I've opened this issue with "mongodb-core" to see if they had any feedback, but I'm not convinced the problem is coming from their end, you can find that issue here: https://github.com/christkv/mongodb-core/issues/179

Any feedback related to this issue would be appreciated. Thanks.

mcollina commented 7 years ago

I think you should try to attach a debugger and see what's happening, and where the error is firing.

I do not think is a good idea to handle this error. Given the amount of messages Mosca can receive, if the connection to Mongo fail is safer to fail early and restart. Long-term, handling those types of error conditions leads to memory leaks, file descriptor leaks and a lot of other very bad things.

jmholzinger commented 7 years ago

While I agree with your concerns I'm inclined to disagree that the error should not be handled, mongodb connections are supposed to be fault tolerant, this is why they offer an autoReconnect option.

I will attempt to further debug this issue when I get a chance and report my findings here.

mcollina commented 7 years ago

Feel free to send a PR if you discover if we are missing something here.

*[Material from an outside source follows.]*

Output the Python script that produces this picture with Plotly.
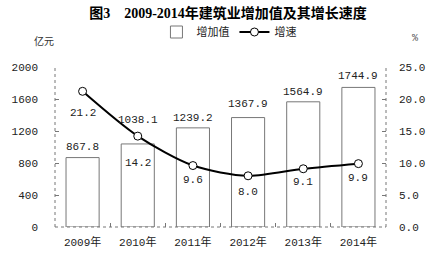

jmholzinger commented 7 years ago

I wasn't able to pinpoint the problem area, but I was able to determine that the way mosca works won't suit my needs, when the connection does recover the broker attempts to bind to the port again causing another crash. Fortunately I was able to switch to aedes and this problem is no longer occurring. At this point I don't think a PR is necessary, the library just doesn't seem to support my use-case.